- **Stated exercise**:
Everything from the first line of the data through the line with "plt.rcParams['axes.unicode_minus'] = False" is to be echoed exactly, minus the pictures.

- **Raw data**:
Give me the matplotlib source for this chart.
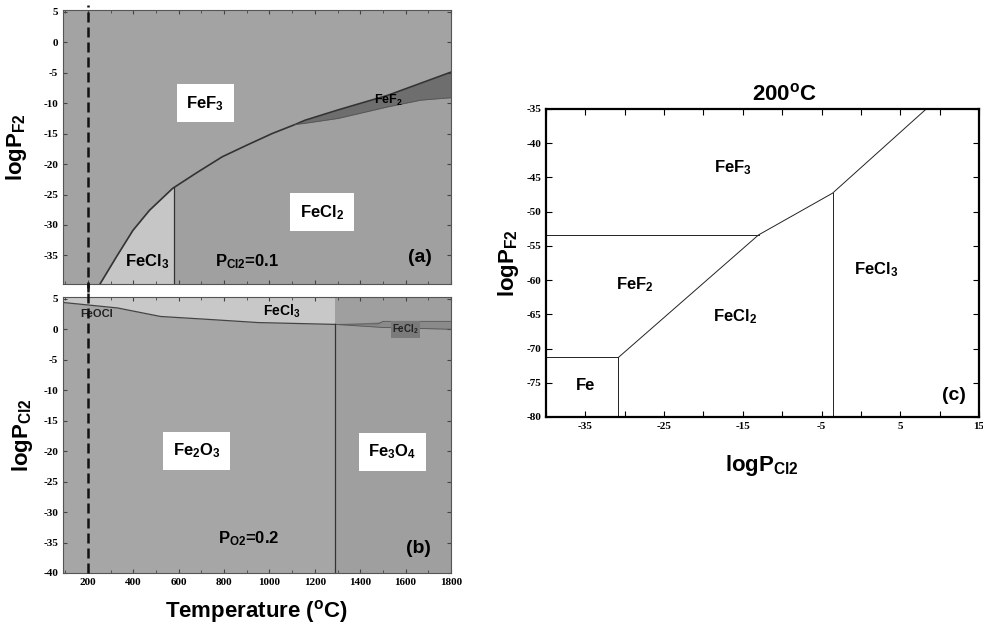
import numpy as np
import matplotlib
matplotlib.use("Agg")
import matplotlib.pyplot as plt

plt.rcParams['font.family'] = ['Liberation Sans', 'DejaVu Sans']
plt.rcParams['mathtext.fontset'] = 'custom'
plt.rcParams['mathtext.rm'] = 'Liberation Sans:bold'
plt.rcParams['mathtext.it'] = 'Liberation Sans:bold'
plt.rcParams['mathtext.bf'] = 'Liberation Sans:bold'
plt.rcParams['axes.unicode_minus'] = False

# ---- (a) logPF2 vs T, PCl2 = 0.1 ----
t_fef3 = [253, 326, 398, 471, 573, 676, 792, 900, 1011, 1113, 1157, 1303, 1522, 1800]
p_fef3 = [-39.7, -35.2, -30.9, -27.6, -24.0, -21.5, -18.8, -16.9, -15.0, -13.5, -12.8, -11.1, -8.7, -4.9]
t_fef2 = [1113, 1157, 1303, 1522, 1667, 1800]
p_fef2 = [-13.5, -13.3, -12.5, -10.6, -9.5, -9.1]
t_fecl3_a = 580

# ---- (b) logPCl2 vs T, PO2 = 0.2 ----
t_top_b = [90, 330, 520, 740, 950, 1290]
p_top_b = [4.4, 3.5, 2.1, 1.6, 1.1, 0.8]
t_cl3cl2 = [1290, 1480, 1500, 1800]
p_cl3cl2 = [0.8, 0.9, 1.3, 1.3]
t_cl2ox = [1290, 1500, 1800]
p_cl2ox = [0.8, 0.3, 0.0]
t_fe3o4 = 1290

# ---- (c) 200 C stability diagram ----
fe_x = [-40, -30.8, -30.8]
fe_y = [-71.3, -71.3, -80]
fef2_x = [-40, -13.0]
fef2_y = [-53.4, -53.4]
diag_x = [-30.8, -13.0, -3.6, 8.3]
diag_y = [-71.3, -53.4, -47.3, -35]
vert_x = [-3.6, -3.6]
vert_y = [-47.3, -80]

xlim_t = (90, 1800)
t_ticks = [200, 400, 600, 800, 1000, 1200, 1400, 1600, 1800]

fig = plt.figure(figsize=(9.83, 6.30), dpi=100)
ax_a = fig.add_axes([0.0641, 0.5492, 0.3947, 0.4349])
ax_b = fig.add_axes([0.0641, 0.0905, 0.3947, 0.4381])
ax_c = fig.add_axes([0.5554, 0.3381, 0.4405, 0.4889])

tick_font = dict(family='Liberation Serif', size=8, weight='bold')
lab_kw = dict(fontsize=12, fontweight='bold')
box = dict(facecolor='white', edgecolor='none', pad=7)

# panel (a)
ax_a.set_facecolor('#a3a3a3')
tt = np.array(t_fef3)
pp = np.array(p_fef3)
ax_a.fill_between(tt, -40, pp, color='#a0a0a0', lw=0)
tm = np.append(tt[tt < t_fecl3_a], t_fecl3_a)
pm = np.interp(tm, t_fef3, p_fef3)
ax_a.fill_between(tm, -40, pm, color='#c6c6c6', lw=0)
p_up = np.interp(t_fef2, t_fef3, p_fef3)
ax_a.fill_between(t_fef2, p_fef2, p_up, color='#6e6e6e', lw=0)
ax_a.plot(t_fef3, p_fef3, color='#333333', lw=1.2)
ax_a.plot(t_fef2, p_fef2, color='#555555', lw=0.6)
ax_a.plot([t_fecl3_a, t_fecl3_a], [-40, np.interp(t_fecl3_a, t_fef3, p_fef3)], color='#333333', lw=0.9)
ax_a.set_xlim(*xlim_t)
ax_a.set_ylim(-39.7, 5.3)
ax_a.set_yticks([5, 0, -5, -10, -15, -20, -25, -30, -35])
ax_a.set_xticks(t_ticks)
ax_a.set_xticks(np.arange(100, 1800, 100), minor=True)
ax_a.tick_params(axis='x', labelbottom=False)
ax_a.text(717, -10, 'FeF$_3$', ha='center', va='center', bbox=box, **lab_kw)
ax_a.text(1231, -27.9, 'FeCl$_2$', ha='center', va='center', bbox=box, **lab_kw)
ax_a.text(463, -36.1, 'FeCl$_3$', ha='center', va='center', **lab_kw)
ax_a.text(902, -36, 'P$_{Cl2}$=0.1', ha='center', va='center', **lab_kw)
ax_a.text(1525, -9.5, 'FeF$_2$', ha='center', va='center', fontsize=9, fontweight='bold')
ax_a.text(1665, -35.3, '(a)', ha='center', va='center', fontsize=14, fontweight='bold')
ax_a.set_ylabel('logP$_{F2}$', fontsize=16, fontweight='bold', labelpad=10)

# panel (b)
ax_b.set_facecolor('#a6a6a6')
ax_b.fill_between(t_top_b, p_top_b, 5.3, color='#c8c8c8', lw=0)
ax_b.fill_between(t_cl3cl2, p_cl3cl2, 5.3, color='#c8c8c8', lw=0)
ax_b.axvspan(t_fe3o4, 1800, color='#9f9f9f', lw=0)
ax_b.fill_between(t_cl2ox, np.interp(t_cl2ox, t_cl3cl2, p_cl3cl2), p_cl2ox, color='#8a8a8a', lw=0)
ax_b.plot(t_top_b, p_top_b, color='#444444', lw=0.9)
ax_b.plot(t_cl3cl2, p_cl3cl2, color='#555555', lw=0.6)
ax_b.plot(t_cl2ox, p_cl2ox, color='#555555', lw=0.6)
ax_b.plot([t_fe3o4, t_fe3o4], [-40, p_top_b[-1]], color='#333333', lw=0.9)
ax_b.set_xlim(*xlim_t)
ax_b.set_ylim(-40, 5.3)
ax_b.set_yticks(np.arange(5, -41, -5))
ax_b.set_xticks(t_ticks)
ax_b.set_xticks(np.arange(100, 1800, 100), minor=True)
ax_b.text(678, -19.9, 'Fe$_2$O$_3$', ha='center', va='center', bbox=box, **lab_kw)
ax_b.text(1542, -20.1, 'Fe$_3$O$_4$', ha='center', va='center', bbox=box, **lab_kw)
ax_b.text(910, -34.3, 'P$_{O2}$=0.2', ha='center', va='center', **lab_kw)
ax_b.text(1656, -36, '(b)', ha='center', va='center', fontsize=14, fontweight='bold')
ax_b.text(1055, 2.9, 'FeCl$_3$', ha='center', va='center', fontsize=10, fontweight='bold')
ax_b.text(238, 2.5, 'FeOCl', ha='center', va='center', fontsize=8, fontweight='bold', color='#222222')
ax_b.text(1600, 0.0, 'FeCl$_2$', ha='center', va='center', fontsize=7, fontweight='bold',
          color='#222222', bbox=dict(facecolor='#7a7a7a', edgecolor='none', pad=1))
ax_b.set_ylabel('logP$_{Cl2}$', fontsize=16, fontweight='bold', labelpad=6)
ax_b.set_xlabel('Temperature ($^{o}$C)', fontsize=16, fontweight='bold', labelpad=8)

for ax in (ax_a, ax_b):
    for s in ax.spines.values():
        s.set_color('#555555')
        s.set_linewidth(0.8)
    ax.tick_params(which='both', direction='in', top=True, right=True, color='#444444', length=3)
    ax.tick_params(which='minor', length=2)
    for lab in ax.get_xticklabels() + ax.get_yticklabels():
        lab.set(**tick_font)
    ax.axvline(200, ymin=-0.03 if ax is ax_a else 0, ymax=1.02 if ax is ax_a else 1.05,
               color='#111111', lw=1.8, ls=(0, (4, 2)), clip_on=False, zorder=5)

# panel (c)
for xs, ys in ((fe_x, fe_y), (fef2_x, fef2_y), (diag_x, diag_y), (vert_x, vert_y)):
    ax_c.plot(xs, ys, color='#222222', lw=0.7)
ax_c.set_xlim(-40, 15)
ax_c.set_ylim(-80, -35)
ax_c.set_xticks([-35, -25, -15, -5, 5, 15])
ax_c.set_xticks(np.arange(-40, 15, 5), minor=True)
ax_c.set_yticks(np.arange(-35, -81, -5))
ax_c.tick_params(which='both', direction='in', top=True, right=True, length=4, width=0.8)
for s in ax_c.spines.values():
    s.set_linewidth(1.6)
for lab in ax_c.get_xticklabels() + ax_c.get_yticklabels():
    lab.set(**tick_font)
ax_c.text(-16.2, -43.5, 'FeF$_3$', ha='center', va='center', **lab_kw)
ax_c.text(-28.7, -60.7, 'FeF$_2$', ha='center', va='center', **lab_kw)
ax_c.text(-16, -65.4, 'FeCl$_2$', ha='center', va='center', **lab_kw)
ax_c.text(1.9, -58.5, 'FeCl$_3$', ha='center', va='center', **lab_kw)
ax_c.text(-35, -75.4, 'Fe', ha='center', va='center', **lab_kw)
ax_c.text(11.8, -76.8, '(c)', ha='center', va='center', fontsize=14, fontweight='bold')
ax_c.set_ylabel('logP$_{F2}$', fontsize=16, fontweight='bold', labelpad=4)
ax_c.set_xlabel('logP$_{Cl2}$', fontsize=16, fontweight='bold', labelpad=16)
ax_c.set_title('200$^{o}$C', fontsize=16, fontweight='bold', pad=6, x=0.55)

fig.savefig('out.png', dpi=100)
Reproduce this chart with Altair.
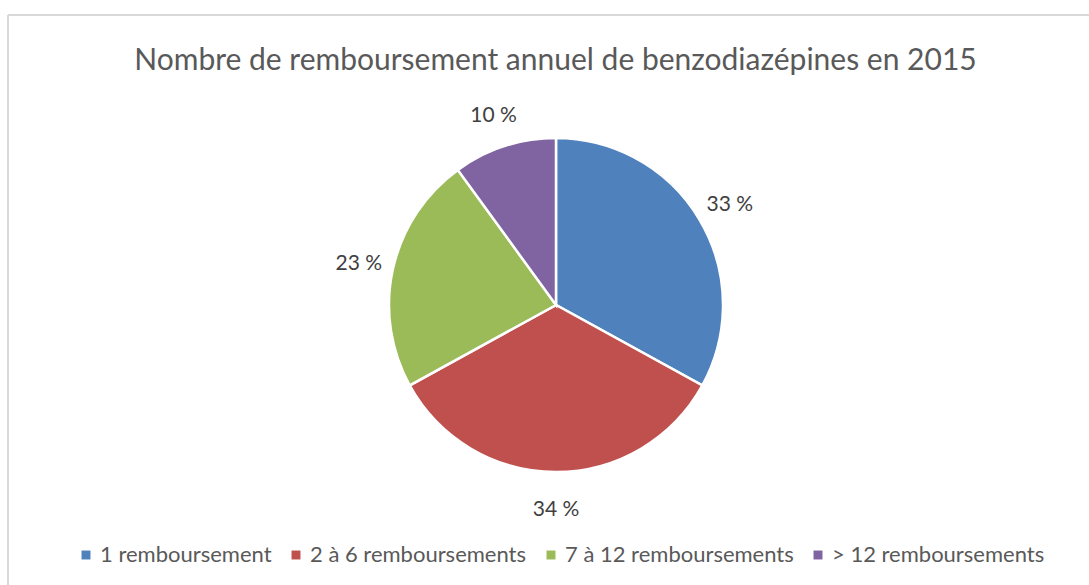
import altair as alt
import pandas as pd

categories = ["1 remboursement", "2 à 6 remboursements", "7 à 12 remboursements", "> 12 remboursements"]
values = [33, 34, 23, 10]
labels = ["33 %", "34 %", "23 %", "10 %"]
colors = ["#4F81BD", "#C0504D", "#9BBB59", "#8064A2"]

df = pd.DataFrame({
    "cat": categories,
    "val": values,
    "lab": labels,
    "idx": list(range(len(categories))),
})

FONT = "Lato"
CX, CY = 548, 290

base = alt.Chart(df).encode(
    theta=alt.Theta("val:Q", stack=True),
    order=alt.Order("idx:Q"),
)

pie = base.mark_arc(radius=167, stroke="white", strokeWidth=2.5).encode(
    x=alt.value(CX),
    y=alt.value(CY),
    color=alt.Color(
        "cat:N",
        scale=alt.Scale(domain=categories, range=colors),
        sort=categories,
        legend=alt.Legend(
            title=None,
            orient="none",
            legendX=67,
            legendY=529,
            direction="horizontal",
            symbolType="square",
            symbolSize=80,
            symbolStrokeWidth=0,
            labelFont=FONT,
            labelFontSize=22,
            labelColor="#595959",
            labelOffset=3,
            columnPadding=13,
            labelLimit=400,
        ),
    ),
)

text = base.mark_text(radius=202, dy=3, font=FONT, fontSize=21, color="#404040").encode(
    x=alt.value(CX),
    y=alt.value(CY),
    text="lab:N",
)

frame_v = alt.Chart(df).mark_rule(color="#d9d9d9", strokeWidth=1.5).encode(
    x=alt.value(0), y=alt.value(0), y2=alt.value(600)
)
frame_h = alt.Chart(df).mark_rule(color="#d9d9d9", strokeWidth=1.5).encode(
    y=alt.value(0), x=alt.value(0), x2=alt.value(1100)
)

chart = alt.layer(frame_v, frame_h, pie, text).properties(
    width=1081,
    height=570,
    padding={"left": 8, "top": 15, "right": 0, "bottom": 0},
    autosize=alt.AutoSizeParams(type="none"),
    title=alt.TitleParams(
        "Nombre de remboursement annuel de benzodiazépines en 2015",
        font=FONT,
        fontSize=30,
        fontWeight="normal",
        color="#595959",
        anchor="middle",
        offset=-62,
        dx=7,
    ),
).configure_view(stroke=None).configure(background="white")

chart.save("out.html", embed_options={"renderer": "svg", "actions": False})
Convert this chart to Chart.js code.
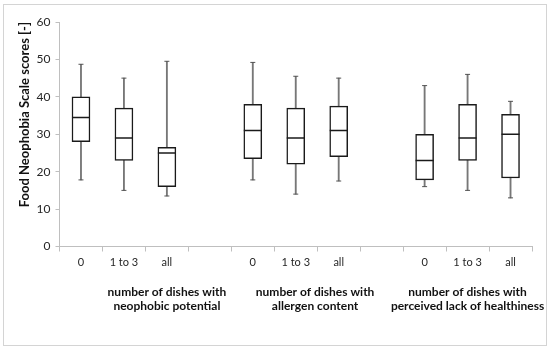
<!DOCTYPE html>
<html>
<head>
<meta charset="utf-8">
<script src="https://cdn.jsdelivr.net/npm/chart.js@4/dist/chart.umd.min.js"></script>
<style>
  body { margin: 0; background: #fff; }
  #wrap { position: relative; width: 550px; height: 350px; }
  #frame { position: absolute; left: 3px; top: 4px; width: 542px; height: 340px; border: 1px solid #d4d4d4; pointer-events: none; }
</style>
</head>
<body>
<div id="wrap">
  <canvas id="chart" width="550" height="350"></canvas>
  <div id="frame"></div>
</div>
<script>
// x categories (empty slots separate the three groups)
const categories = ['0', '1 to 3', 'all', '', '0', '1 to 3', 'all', '', '0', '1 to 3', 'all']

// box plot values
const mins    = [17.8, 15.0, 13.5, null, 17.8, 14.0, 17.5, null, 16.0, 15.0, 13.0]
const q1s     = [28.0, 23.0, 16.0, null, 23.5, 22.0, 24.0, null, 17.8, 23.0, 18.3]
const medians = [34.5, 29.0, 25.0, null, 31.0, 29.0, 31.0, null, 23.0, 29.0, 30.0]
const q3s     = [40.0, 37.0, 26.5, null, 38.0, 37.0, 37.5, null, 30.0, 38.0, 35.3]
const maxs    = [48.7, 45.0, 49.5, null, 49.2, 45.5, 45.0, null, 43.0, 46.0, 38.8]

// group titles under the axis
const groupTitles = [
	['number of dishes with', 'neophobic potential'],
	['number of dishes with', 'allergen content'],
	['number of dishes with', 'perceived lack of healthiness']
]

const yTitle = 'Food Neophobia Scale scores [-]'

const FONT = 'Lato, "Open Sans", sans-serif'

//build floating bar data from two arrays
function pairs(lo, hi) {
	return lo.map((v, i) => (v === null ? null : [v, hi[i]]))
}

//plugin that writes the group titles below the category labels
const groupLabels = {
	id: 'groupLabels',
	afterDraw(chart) {
		const ctx = chart.ctx
		const x = chart.scales.x
		const at = [2, 5.45, 9]
		const top = chart.chartArea.bottom
		ctx.save()
		ctx.font = 'bold 12px ' + FONT
		ctx.fillStyle = '#111'
		ctx.textAlign = 'center'
		ctx.textBaseline = 'middle'
		groupTitles.forEach((lines, g) => {
			const px = x.getPixelForValue(at[g])
			lines.forEach((t, k) => ctx.fillText(t, px, top + 45.5 + k * 14.5))
		})
		ctx.restore()
	}
}

const graph = document.getElementById('chart')

new Chart(graph, {
	data: {
		labels: categories,
		datasets: [
			{
				//median line
				type: 'line',
				data: medians,
				showLine: false,
				pointStyle: 'line',
				pointRadius: 9,
				borderColor: '#1a1a1a',
				borderWidth: 1.5,
				order: 0
			},
			{
				//box from q1 to q3
				type: 'bar',
				data: pairs(q1s, q3s),
				backgroundColor: '#ffffff',
				borderColor: '#1a1a1a',
				borderWidth: 1.5,
				borderSkipped: false,
				barThickness: 18,
				grouped: false,
				order: 1
			},
			{
				//whisker caps
				type: 'line',
				data: maxs,
				showLine: false,
				pointStyle: 'line',
				pointRadius: 2.5,
				borderColor: '#555',
				borderWidth: 1,
				order: 2
			},
			{
				type: 'line',
				data: mins,
				showLine: false,
				pointStyle: 'line',
				pointRadius: 2.5,
				borderColor: '#555',
				borderWidth: 1,
				order: 2
			},
			{
				//whisker line from min to max
				type: 'bar',
				data: pairs(mins, maxs),
				backgroundColor: '#777',
				borderWidth: 0,
				barThickness: 1.2,
				grouped: false,
				order: 3
			}
		]
	},
	options: {
		responsive: false,
		animation: false,
		layout: { padding: { left: 0, right: 18, top: 22, bottom: 0 } },
		plugins: {
			legend: { display: false },
			tooltip: { enabled: false }
		},
		scales: {
			x: {
				type: 'category',
				offset: true,
				grid: { display: true, drawOnChartArea: false, offset: true, tickLength: 5, color: '#bfbfbf' },
				border: { color: '#bfbfbf' },
				ticks: { color: '#262626', font: { family: FONT, size: 11 }, padding: 4, maxRotation: 0, autoSkip: false },
				afterFit: s => { s.height = 103.5 }
			},
			y: {
				min: 0,
				max: 60,
				grid: { drawOnChartArea: false, tickLength: 4, color: '#bfbfbf' },
				border: { color: '#bfbfbf' },
				ticks: { stepSize: 10, color: '#262626', font: { family: FONT, size: 12 }, padding: 5 },
				title: {
					display: true,
					text: yTitle,
					align: 'end',
					color: '#111',
					font: { family: FONT, size: 13, weight: 'bold' },
					padding: { top: 17.5, bottom: 0 }
				},
				afterFit: s => { s.width = 59.5 }
			}
		}
	},
	plugins: [groupLabels]
})
</script>
</body>
</html>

- **Solved exercise**:
Give me the matplotlib source for this chart.
import numpy as np
import matplotlib
matplotlib.use("Agg")
import matplotlib.pyplot as plt

plt.rcParams['font.family'] = ['Liberation Sans', 'DejaVu Sans']
plt.rcParams['mathtext.fontset'] = 'custom'
plt.rcParams['mathtext.rm'] = 'Liberation Sans:bold'
plt.rcParams['mathtext.it'] = 'Liberation Sans:bold'
plt.rcParams['mathtext.bf'] = 'Liberation Sans:bold'
plt.rcParams['axes.unicode_minus'] = False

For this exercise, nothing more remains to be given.